Command line utilities such as grep and ack-grep are great for searching plain-text files for patterns matching a specified regular expression. But have you ever tried using these utilities to search for patterns in a PDF file? Well, don’t! You will not get any result as these tools cannot read PDF files; they only read plain-text files.
pdfgrep, as the name suggests, is a small command line utility that makes it possible to search for text in a PDF file without opening the file. It is insanely fast – faster than the search provided by virtually all PDF document viewers. A great distinction between grep and pdfgrep is that pdfgrep operates on pages, whereas grep operates on lines. It also prints a single line multiple times if more than one match is found on that line. Let’s look at how exactly to use the tool.

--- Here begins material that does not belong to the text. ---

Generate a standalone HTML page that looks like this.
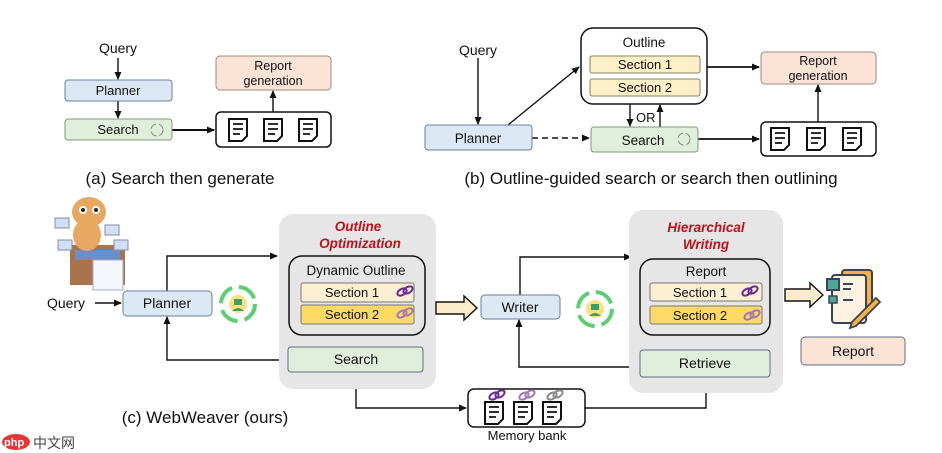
<!DOCTYPE html>
<html><head><meta charset="utf-8"><style>
html,body{margin:0;padding:0;background:#fff;}
svg{display:block;}
text{font-family:"Liberation Sans","Noto Sans CJK SC",sans-serif;fill:#111;}
</style></head><body>
<svg width="942" height="453" viewBox="0 0 942 453" xmlns="http://www.w3.org/2000/svg">
<defs>
<marker id="ah" markerWidth="8" markerHeight="8" refX="7" refY="4" orient="auto" markerUnits="userSpaceOnUse">
<path d="M0,0.5 L8,4 L0,7.5 Z" fill="#111"/></marker>
<g id="doc"><path d="M0,0 h18 v17 l-5,5 h-13 z" fill="#fff" stroke="#111" stroke-width="2"/><path d="M4,5h10M4,10h10M4,15h7" stroke="#111" stroke-width="1.8"/></g>
<g id="cyc"><circle r="17" fill="none" stroke="#5ccf73" stroke-width="4" stroke-dasharray="20 7"/><circle r="9" fill="#ffe27a"/><rect x="-4" y="-5" width="8" height="6" fill="#3c9e6b"/><path d="M-6,7 q6,-6 12,0" fill="#3c9e6b"/></g>
<g id="link"><ellipse cx="-3" cy="0" rx="5" ry="3" fill="none" stroke-width="2" transform="rotate(-30 -3 0)"/><ellipse cx="3" cy="-2" rx="5" ry="3" fill="none" stroke-width="2" transform="rotate(-30 3 -2)"/></g>
</defs>
<g stroke="#111" stroke-width="1.4" fill="none">
<!-- (a) -->
<line x1="118" y1="58" x2="118" y2="79" marker-end="url(#ah)"/>
<line x1="118" y1="100" x2="118" y2="118" marker-end="url(#ah)"/>
<line x1="172" y1="130" x2="214" y2="130" stroke-width="2" marker-end="url(#ah)"/>
<line x1="273" y1="112" x2="273" y2="91" marker-end="url(#ah)"/>
<!-- (b) -->
<line x1="478" y1="58" x2="478" y2="124" marker-end="url(#ah)"/>
<line x1="508" y1="125" x2="579" y2="67" marker-end="url(#ah)"/>
<line x1="532" y1="138" x2="589" y2="138" stroke-dasharray="6 4" marker-end="url(#ah)"/>
<line x1="698" y1="139" x2="759" y2="139" stroke-width="1.8" marker-end="url(#ah)"/>
<line x1="707" y1="67" x2="759" y2="67" stroke-width="1.8" marker-end="url(#ah)"/>
<line x1="818" y1="122" x2="818" y2="85" marker-end="url(#ah)"/>
<line x1="630" y1="104" x2="630" y2="126" marker-end="url(#ah)"/>
<line x1="660" y1="127" x2="660" y2="105" marker-end="url(#ah)"/>
<!-- (c) -->
<line x1="95" y1="303" x2="121" y2="303" marker-end="url(#ah)"/>
<polyline points="167,291 167,256 277,256" marker-end="url(#ah)"/>
<polyline points="279,360 167,360 167,317" marker-end="url(#ah)"/>
<polyline points="356,372 356,408 466,408" marker-end="url(#ah)"/>
<polyline points="520,295 520,257 631,257" marker-end="url(#ah)"/>
<polyline points="631,367 519,367 519,320" marker-end="url(#ah)"/>
<polyline points="585,408 706,408 706,379" marker-end="url(#ah)"/>
</g>
<!-- (a) boxes -->
<text x="118" y="53" font-size="14" text-anchor="middle">Query</text>
<rect x="65" y="80" width="107" height="21" rx="3" fill="#dde8f5" stroke="#6b7f99"/>
<text x="118" y="95" font-size="13" text-anchor="middle">Planner</text>
<rect x="65" y="119" width="107" height="21" rx="3" fill="#e1eedb" stroke="#7d9b78"/>
<text x="118" y="134" font-size="13" text-anchor="middle">Search</text>
<circle cx="157" cy="130" r="6" fill="none" stroke="#888" stroke-dasharray="7 3"/>
<rect x="216" y="56" width="115" height="34" rx="4" fill="#fbe3d6" stroke="#9b8a80"/>
<text x="273" y="70" font-size="12.5" text-anchor="middle">Report</text>
<text x="273" y="85" font-size="12.5" text-anchor="middle">generation</text>
<rect x="216" y="112" width="115" height="35" rx="5" fill="#fff" stroke="#111" stroke-width="1.5"/>
<use href="#doc" x="229" y="119"/><use href="#doc" x="264" y="119"/><use href="#doc" x="299" y="119"/>
<text x="180" y="184" font-size="17" text-anchor="middle">(a) Search then generate</text>
<!-- (b) boxes -->
<text x="478" y="55" font-size="14" text-anchor="middle">Query</text>
<rect x="425" y="125" width="107" height="25" rx="3" fill="#dde8f5" stroke="#6b7f99"/>
<text x="478" y="143" font-size="13.5" text-anchor="middle">Planner</text>
<rect x="581" y="28" width="126" height="76" rx="12" fill="#fff" stroke="#111" stroke-width="1.5"/>
<text x="644" y="47" font-size="13.5" text-anchor="middle">Outline</text>
<rect x="590" y="56" width="110" height="17" rx="2" fill="#fdefc8" stroke="#8a8066"/>
<text x="645" y="69" font-size="13" text-anchor="middle">Section 1</text>
<rect x="590" y="79" width="110" height="17" rx="2" fill="#fdefc8" stroke="#8a8066"/>
<text x="645" y="92" font-size="13" text-anchor="middle">Section 2</text>
<text x="636" y="122" font-size="13">OR</text>
<rect x="591" y="127" width="107" height="25" rx="3" fill="#e1eedb" stroke="#7d9b78"/>
<text x="643" y="145" font-size="13.5" text-anchor="middle">Search</text>
<circle cx="684" cy="139" r="6" fill="none" stroke="#888" stroke-dasharray="7 3"/>
<rect x="761" y="52" width="115" height="32" rx="4" fill="#fbe3d6" stroke="#9b8a80"/>
<text x="818" y="65" font-size="12.5" text-anchor="middle">Report</text>
<text x="818" y="80" font-size="12.5" text-anchor="middle">generation</text>
<rect x="761" y="122" width="115" height="34" rx="5" fill="#fff" stroke="#111" stroke-width="1.5"/>
<use href="#doc" x="771" y="128"/><use href="#doc" x="807" y="128"/><use href="#doc" x="843" y="128"/>
<text x="651" y="184" font-size="17" text-anchor="middle">(b) Outline-guided search or search then outlining</text>
<!-- (c) meerkat sketch -->
<g>
<rect x="70" y="245" width="55" height="40" fill="#9a5a2e" opacity="0.85"/>
<rect x="75" y="250" width="45" height="10" fill="#6a8fc8"/>
<rect x="93" y="260" width="30" height="30" fill="#f3f6fb" stroke="#aac"/>
<ellipse cx="87" cy="235" rx="14" ry="16" fill="#e8a862"/>
<ellipse cx="89" cy="212" rx="17" ry="15" fill="#e8a862"/>
<circle cx="83" cy="210" r="4" fill="#fff"/><circle cx="96" cy="210" r="4" fill="#fff"/>
<circle cx="83" cy="210" r="2" fill="#222"/><circle cx="96" cy="210" r="2" fill="#222"/>
<rect x="55" y="218" width="14" height="10" fill="#cfe0f5" stroke="#88a"/>
<rect x="58" y="240" width="14" height="10" fill="#cfe0f5" stroke="#88a"/>
<rect x="105" y="225" width="14" height="10" fill="#cfe0f5" stroke="#88a"/>
<rect x="114" y="240" width="14" height="10" fill="#cfe0f5" stroke="#88a"/>
</g>
<text x="66" y="308" font-size="14" text-anchor="middle">Query</text>
<rect x="123" y="291" width="89" height="25" rx="4" fill="#dde8f5" stroke="#6b7f99"/>
<text x="167" y="308" font-size="14" text-anchor="middle">Planner</text>
<use href="#cyc" x="238" y="304"/>
<rect x="279" y="214" width="157" height="175" rx="14" fill="#e6e6e6"/>
<text x="358" y="231" font-size="13.5" font-weight="bold" font-style="italic" text-anchor="middle" style="fill:#c0101a">Outline</text>
<text x="360" y="248" font-size="13.5" font-weight="bold" font-style="italic" text-anchor="middle" style="fill:#c0101a">Optimization</text>
<rect x="289" y="256" width="136" height="79" rx="13" fill="#e6e6e6" stroke="#111" stroke-width="1.5"/>
<text x="356" y="275" font-size="13.5" text-anchor="middle">Dynamic Outline</text>
<rect x="301" y="283" width="113" height="19" rx="2" fill="#fdf0d2" stroke="#777"/>
<text x="352" y="297" font-size="13" text-anchor="middle">Section 1</text>
<use href="#link" x="405" y="292" stroke="#6a2a9a"/>
<rect x="301" y="305" width="113" height="19" rx="2" fill="#ffd966" stroke="#777"/>
<text x="352" y="319" font-size="13" text-anchor="middle">Section 2</text>
<use href="#link" x="405" y="314" stroke="#a37ab5"/>
<rect x="288" y="347" width="135" height="25" rx="3" fill="#e1eedb" stroke="#5d6e85"/>
<text x="356" y="364" font-size="14" text-anchor="middle">Search</text>
<path d="M436,302 h28 v-6 l13,12 l-13,12 v-6 h-28 z" fill="#fbeccb" stroke="#111" stroke-width="1.4"/>
<rect x="481" y="295" width="79" height="24" rx="4" fill="#dde8f5" stroke="#6b7f99"/>
<text x="520" y="312" font-size="14" text-anchor="middle">Writer</text>
<use href="#cyc" x="595" y="309"/>
<rect x="629" y="210" width="154" height="183" rx="14" fill="#e6e6e6"/>
<text x="706" y="232" font-size="13.5" font-weight="bold" font-style="italic" text-anchor="middle" style="fill:#c0101a">Hierarchical</text>
<text x="706" y="249" font-size="13.5" font-weight="bold" font-style="italic" text-anchor="middle" style="fill:#c0101a">Writing</text>
<rect x="640" y="259" width="130" height="76" rx="13" fill="#e6e6e6" stroke="#111" stroke-width="1.5"/>
<text x="706" y="276" font-size="13.5" text-anchor="middle">Report</text>
<rect x="650" y="283" width="112" height="18" rx="2" fill="#fdf0d2" stroke="#777"/>
<text x="700" y="297" font-size="13" text-anchor="middle">Section 1</text>
<use href="#link" x="750" y="292" stroke="#6a2a9a"/>
<rect x="650" y="306" width="112" height="18" rx="2" fill="#ffd966" stroke="#777"/>
<text x="700" y="320" font-size="13" text-anchor="middle">Section 2</text>
<use href="#link" x="752" y="316" stroke="#a37ab5"/>
<rect x="640" y="350" width="130" height="27" rx="3" fill="#e1eedb" stroke="#5d6e85"/>
<text x="705" y="368" font-size="14" text-anchor="middle">Retrieve</text>
<path d="M785,289 h25 v-6 l13,12 l-13,12 v-6 h-25 z" fill="#fbeccb" stroke="#111" stroke-width="1.4"/>
<!-- report icon -->
<g>
<rect x="842" y="270" width="30" height="40" rx="3" fill="#f6b343" stroke="#3a4357" stroke-width="2"/>
<rect x="832" y="275" width="34" height="48" rx="3" fill="#fdf1e0" stroke="#3a4357" stroke-width="2"/>
<rect x="827" y="279" width="12" height="11" fill="#4ea89a" stroke="#3a4357" stroke-width="2"/>
<rect x="829" y="296" width="8" height="7" fill="#4ea89a" stroke="#3a4357" stroke-width="1.5"/>
<path d="M843,284h10M843,289h8M843,300h10" stroke="#3a4357" stroke-width="2"/>
<path d="M852,322 l24,-24 l4,4 l-24,24 l-6,2 z" fill="#f6b343" stroke="#3a4357" stroke-width="1.8"/>
</g>
<rect x="801" y="337" width="104" height="28" rx="4" fill="#fbe3d6" stroke="#5d6e85"/>
<text x="853" y="356" font-size="14" text-anchor="middle">Report</text>
<rect x="468" y="389" width="117" height="38" rx="6" fill="#fff" stroke="#111" stroke-width="1.5"/>
<use href="#doc" x="485" y="402" transform="translate(-0,0)"/><use href="#doc" x="514" y="402"/><use href="#doc" x="543" y="402"/>
<use href="#link" x="497" y="396" stroke="#6a2a9a"/><use href="#link" x="527" y="396" stroke="#a37ab5"/><use href="#link" x="555" y="396" stroke="#888"/>
<text x="527" y="440" font-size="13" text-anchor="middle">Memory bank</text>
<text x="205" y="423" font-size="17" text-anchor="middle">(c) WebWeaver (ours)</text>
<ellipse cx="16" cy="442" rx="14" ry="8" fill="#e33"/>
<text x="4" y="446" font-size="11" font-weight="bold" style="fill:#fff">php</text>
<text x="33" y="448" font-size="14" style="fill:#444">中文网</text>
</svg>
</body></html>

For Ubuntu and other Linux distros based on Ubuntu, it is pretty simple:
sudo apt install pdfgrep
For other distros, just provide
pdfgrep as input for the package manager, and that should get it installed. You can also check out the project’s GitLab page, in case you want to play around with the code.
The Test Run
Now that you have the tool installed, let’s go for a test run. pdfgrep command takes this format:
pdfgrep [OPTION...] PATTERN [FILE...]
OPTION is a list of extra attributes to give the command such as
--ignore-case, which both ignore the case distinction between the regular pattern specified and the once matching it from the file.
PATTERN is just an extended regular expression.
FILE is just the name of the file, if it is in the same working directory, or the path to the file.
I ran the command on Python 3.6 official documentation. The following image is the result.
The red highlights indicate all the places the word “queue” was encountered. Passing
-i as option to the command included matches of the word “Queue.” Remember, the case does not matter when
-i is passed as an option.
pdfgrep has quite a number of interesting options to use. However, I’ll cover only a few here.
--count: this suppresses the normal output of matches. Instead of displaying the long output of the matches, it only displays a value representing the number of times the word was encountered in the file
--page-count: this option prints out the page numbers of matches and the number of occurrences of the pattern on the page
--max-count[number]: specifies the maximum number of matches. That means when the number of matches is reached, the command stops reading the file.
The full list of supported options can be found in the man pages or in the pdfgrep online documenation. Don’t forget pdfgrep can search multiple files at the same time, in case you’re working with some bulk files. The default match highlight color can be changed by altering the GREP_COLORS environment variable.
The next time you think of opening up a PDF file to search for anything. think of using pdfgrep. The tool comes in handy and will save you time.